### WHAT YOU NEED TO DO
Everything in the data should be repeated exactly, save for the images.

- - - -

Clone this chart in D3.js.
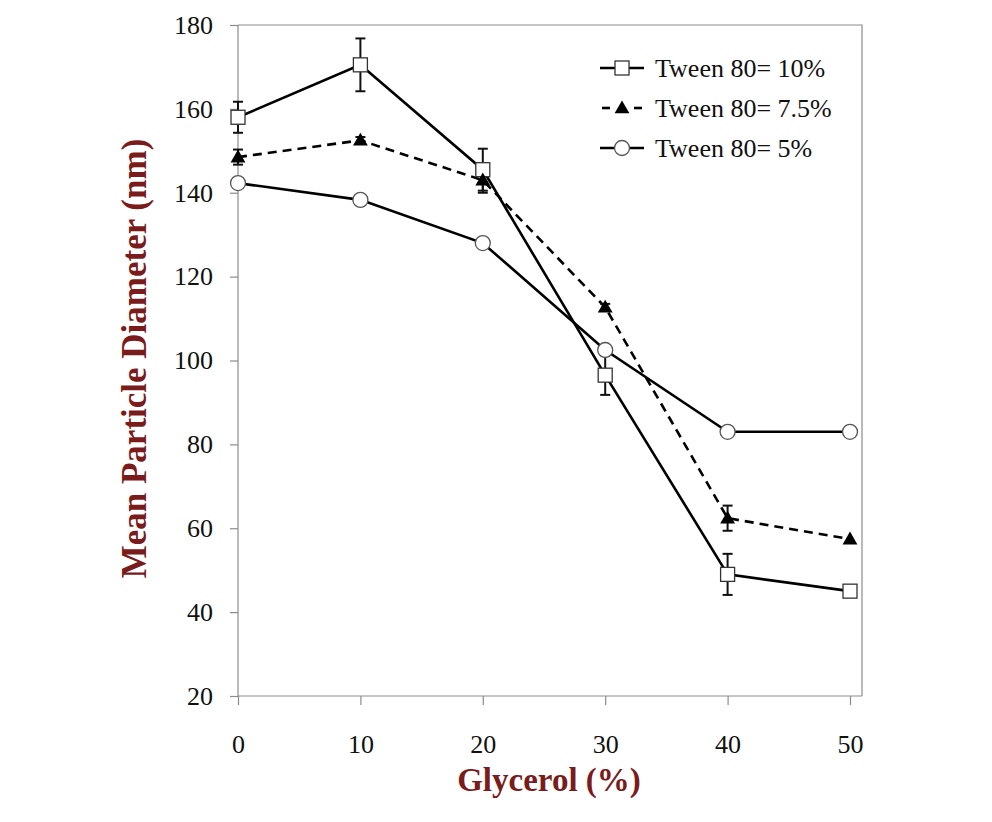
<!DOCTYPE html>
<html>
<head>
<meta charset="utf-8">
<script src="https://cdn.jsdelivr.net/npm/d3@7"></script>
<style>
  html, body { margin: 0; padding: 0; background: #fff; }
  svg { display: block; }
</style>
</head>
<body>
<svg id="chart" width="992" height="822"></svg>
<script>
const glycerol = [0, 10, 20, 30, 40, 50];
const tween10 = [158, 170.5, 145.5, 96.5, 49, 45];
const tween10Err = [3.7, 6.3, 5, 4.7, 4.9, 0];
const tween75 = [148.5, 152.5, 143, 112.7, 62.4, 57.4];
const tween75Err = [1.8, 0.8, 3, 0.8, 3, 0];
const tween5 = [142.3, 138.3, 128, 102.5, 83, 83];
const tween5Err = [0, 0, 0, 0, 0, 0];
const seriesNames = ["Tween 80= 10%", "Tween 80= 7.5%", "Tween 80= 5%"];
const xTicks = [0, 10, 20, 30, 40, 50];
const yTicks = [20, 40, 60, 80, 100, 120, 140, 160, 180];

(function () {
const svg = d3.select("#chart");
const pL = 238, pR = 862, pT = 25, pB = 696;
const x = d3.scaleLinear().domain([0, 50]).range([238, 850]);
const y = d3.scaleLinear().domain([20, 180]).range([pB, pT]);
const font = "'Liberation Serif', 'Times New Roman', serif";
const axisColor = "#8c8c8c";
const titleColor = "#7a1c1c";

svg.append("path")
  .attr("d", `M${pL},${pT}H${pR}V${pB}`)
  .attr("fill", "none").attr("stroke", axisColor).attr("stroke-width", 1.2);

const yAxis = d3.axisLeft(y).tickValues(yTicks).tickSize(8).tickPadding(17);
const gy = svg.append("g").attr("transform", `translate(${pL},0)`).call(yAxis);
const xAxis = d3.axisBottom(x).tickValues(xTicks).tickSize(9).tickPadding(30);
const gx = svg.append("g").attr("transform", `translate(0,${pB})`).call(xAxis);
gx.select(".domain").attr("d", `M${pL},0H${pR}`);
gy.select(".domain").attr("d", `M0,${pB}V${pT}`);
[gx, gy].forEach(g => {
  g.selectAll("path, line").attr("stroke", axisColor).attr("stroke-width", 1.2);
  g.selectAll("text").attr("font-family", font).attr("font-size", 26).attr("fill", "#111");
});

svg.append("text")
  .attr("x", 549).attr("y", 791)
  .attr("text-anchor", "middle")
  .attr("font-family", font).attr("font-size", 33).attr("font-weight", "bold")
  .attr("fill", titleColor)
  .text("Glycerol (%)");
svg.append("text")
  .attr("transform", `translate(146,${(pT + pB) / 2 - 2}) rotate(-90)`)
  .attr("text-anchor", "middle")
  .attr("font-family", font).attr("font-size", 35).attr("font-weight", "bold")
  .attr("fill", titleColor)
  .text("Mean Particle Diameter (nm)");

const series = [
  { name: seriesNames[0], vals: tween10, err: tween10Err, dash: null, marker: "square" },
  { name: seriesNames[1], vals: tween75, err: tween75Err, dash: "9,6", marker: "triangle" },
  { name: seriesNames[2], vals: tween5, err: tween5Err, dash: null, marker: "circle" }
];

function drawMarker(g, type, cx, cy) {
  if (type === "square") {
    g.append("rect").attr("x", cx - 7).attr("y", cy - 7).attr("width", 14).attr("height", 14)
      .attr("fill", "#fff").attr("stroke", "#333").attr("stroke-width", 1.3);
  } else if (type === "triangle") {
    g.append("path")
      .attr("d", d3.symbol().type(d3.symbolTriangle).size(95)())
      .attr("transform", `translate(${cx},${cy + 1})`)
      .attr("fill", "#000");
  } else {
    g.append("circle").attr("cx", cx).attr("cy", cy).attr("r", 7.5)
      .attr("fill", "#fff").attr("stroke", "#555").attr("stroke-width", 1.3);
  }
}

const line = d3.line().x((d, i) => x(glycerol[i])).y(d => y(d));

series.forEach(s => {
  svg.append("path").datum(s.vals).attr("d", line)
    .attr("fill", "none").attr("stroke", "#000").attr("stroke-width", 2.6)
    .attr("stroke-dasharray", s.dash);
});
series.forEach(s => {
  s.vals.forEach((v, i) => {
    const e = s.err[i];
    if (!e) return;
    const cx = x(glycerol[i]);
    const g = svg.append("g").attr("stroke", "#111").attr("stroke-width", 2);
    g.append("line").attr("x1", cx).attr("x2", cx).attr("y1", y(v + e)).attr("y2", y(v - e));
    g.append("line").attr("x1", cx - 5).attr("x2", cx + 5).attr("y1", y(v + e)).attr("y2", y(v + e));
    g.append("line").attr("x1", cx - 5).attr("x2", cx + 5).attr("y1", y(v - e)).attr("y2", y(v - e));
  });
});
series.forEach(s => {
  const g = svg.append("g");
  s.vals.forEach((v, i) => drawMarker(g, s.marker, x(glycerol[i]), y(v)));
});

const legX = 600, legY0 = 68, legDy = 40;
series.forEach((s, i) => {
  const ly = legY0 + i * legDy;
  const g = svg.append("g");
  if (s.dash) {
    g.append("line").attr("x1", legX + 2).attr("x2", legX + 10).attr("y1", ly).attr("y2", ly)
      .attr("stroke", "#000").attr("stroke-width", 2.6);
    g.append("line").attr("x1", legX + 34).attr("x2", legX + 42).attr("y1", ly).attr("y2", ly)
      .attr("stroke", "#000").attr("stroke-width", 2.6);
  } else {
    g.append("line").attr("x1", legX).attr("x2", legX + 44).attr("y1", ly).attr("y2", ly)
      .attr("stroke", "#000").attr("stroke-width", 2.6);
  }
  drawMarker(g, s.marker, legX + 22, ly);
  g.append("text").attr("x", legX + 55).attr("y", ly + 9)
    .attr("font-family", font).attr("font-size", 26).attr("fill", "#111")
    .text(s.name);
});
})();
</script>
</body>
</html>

- - - -

### EXERCISE RESULT
Clone this chart in D3.js.
<!DOCTYPE html>
<html>
<head>
<meta charset="utf-8">
<script src="https://cdn.jsdelivr.net/npm/d3@7"></script>
<style>
  html, body { margin: 0; padding: 0; background: #fff; }
  svg { display: block; }
</style>
</head>
<body>
<svg id="chart" width="992" height="822"></svg>
<script>
const glycerol = [0, 10, 20, 30, 40, 50];
const tween10 = [158, 170.5, 145.5, 96.5, 49, 45];
const tween10Err = [3.7, 6.3, 5, 4.7, 4.9, 0];
const tween75 = [148.5, 152.5, 143, 112.7, 62.4, 57.4];
const tween75Err = [1.8, 0.8, 3, 0.8, 3, 0];
const tween5 = [142.3, 138.3, 128, 102.5, 83, 83];
const tween5Err = [0, 0, 0, 0, 0, 0];
const seriesNames = ["Tween 80= 10%", "Tween 80= 7.5%", "Tween 80= 5%"];
const xTicks = [0, 10, 20, 30, 40, 50];
const yTicks = [20, 40, 60, 80, 100, 120, 140, 160, 180];

(function () {
const svg = d3.select("#chart");
const pL = 238, pR = 862, pT = 25, pB = 696;
const x = d3.scaleLinear().domain([0, 50]).range([238, 850]);
const y = d3.scaleLinear().domain([20, 180]).range([pB, pT]);
const font = "'Liberation Serif', 'Times New Roman', serif";
const axisColor = "#8c8c8c";
const titleColor = "#7a1c1c";

svg.append("path")
  .attr("d", `M${pL},${pT}H${pR}V${pB}`)
  .attr("fill", "none").attr("stroke", axisColor).attr("stroke-width", 1.2);

const yAxis = d3.axisLeft(y).tickValues(yTicks).tickSize(8).tickPadding(17);
const gy = svg.append("g").attr("transform", `translate(${pL},0)`).call(yAxis);
const xAxis = d3.axisBottom(x).tickValues(xTicks).tickSize(9).tickPadding(30);
const gx = svg.append("g").attr("transform", `translate(0,${pB})`).call(xAxis);
gx.select(".domain").attr("d", `M${pL},0H${pR}`);
gy.select(".domain").attr("d", `M0,${pB}V${pT}`);
[gx, gy].forEach(g => {
  g.selectAll("path, line").attr("stroke", axisColor).attr("stroke-width", 1.2);
  g.selectAll("text").attr("font-family", font).attr("font-size", 26).attr("fill", "#111");
});

svg.append("text")
  .attr("x", 549).attr("y", 791)
  .attr("text-anchor", "middle")
  .attr("font-family", font).attr("font-size", 33).attr("font-weight", "bold")
  .attr("fill", titleColor)
  .text("Glycerol (%)");
svg.append("text")
  .attr("transform", `translate(146,${(pT + pB) / 2 - 2}) rotate(-90)`)
  .attr("text-anchor", "middle")
  .attr("font-family", font).attr("font-size", 35).attr("font-weight", "bold")
  .attr("fill", titleColor)
  .text("Mean Particle Diameter (nm)");

const series = [
  { name: seriesNames[0], vals: tween10, err: tween10Err, dash: null, marker: "square" },
  { name: seriesNames[1], vals: tween75, err: tween75Err, dash: "9,6", marker: "triangle" },
  { name: seriesNames[2], vals: tween5, err: tween5Err, dash: null, marker: "circle" }
];

function drawMarker(g, type, cx, cy) {
  if (type === "square") {
    g.append("rect").attr("x", cx - 7).attr("y", cy - 7).attr("width", 14).attr("height", 14)
      .attr("fill", "#fff").attr("stroke", "#333").attr("stroke-width", 1.3);
  } else if (type === "triangle") {
    g.append("path")
      .attr("d", d3.symbol().type(d3.symbolTriangle).size(95)())
      .attr("transform", `translate(${cx},${cy + 1})`)
      .attr("fill", "#000");
  } else {
    g.append("circle").attr("cx", cx).attr("cy", cy).attr("r", 7.5)
      .attr("fill", "#fff").attr("stroke", "#555").attr("stroke-width", 1.3);
  }
}

const line = d3.line().x((d, i) => x(glycerol[i])).y(d => y(d));

series.forEach(s => {
  svg.append("path").datum(s.vals).attr("d", line)
    .attr("fill", "none").attr("stroke", "#000").attr("stroke-width", 2.6)
    .attr("stroke-dasharray", s.dash);
});
series.forEach(s => {
  s.vals.forEach((v, i) => {
    const e = s.err[i];
    if (!e) return;
    const cx = x(glycerol[i]);
    const g = svg.append("g").attr("stroke", "#111").attr("stroke-width", 2);
    g.append("line").attr("x1", cx).attr("x2", cx).attr("y1", y(v + e)).attr("y2", y(v - e));
    g.append("line").attr("x1", cx - 5).attr("x2", cx + 5).attr("y1", y(v + e)).attr("y2", y(v + e));
    g.append("line").attr("x1", cx - 5).attr("x2", cx + 5).attr("y1", y(v - e)).attr("y2", y(v - e));
  });
});
series.forEach(s => {
  const g = svg.append("g");
  s.vals.forEach((v, i) => drawMarker(g, s.marker, x(glycerol[i]), y(v)));
});

const legX = 600, legY0 = 68, legDy = 40;
series.forEach((s, i) => {
  const ly = legY0 + i * legDy;
  const g = svg.append("g");
  if (s.dash) {
    g.append("line").attr("x1", legX + 2).attr("x2", legX + 10).attr("y1", ly).attr("y2", ly)
      .attr("stroke", "#000").attr("stroke-width", 2.6);
    g.append("line").attr("x1", legX + 34).attr("x2", legX + 42).attr("y1", ly).attr("y2", ly)
      .attr("stroke", "#000").attr("stroke-width", 2.6);
  } else {
    g.append("line").attr("x1", legX).attr("x2", legX + 44).attr("y1", ly).attr("y2", ly)
      .attr("stroke", "#000").attr("stroke-width", 2.6);
  }
  drawMarker(g, s.marker, legX + 22, ly);
  g.append("text").attr("x", legX + 55).attr("y", ly + 9)
    .attr("font-family", font).attr("font-size", 26).attr("fill", "#111")
    .text(s.name);
});
})();
</script>
</body>
</html>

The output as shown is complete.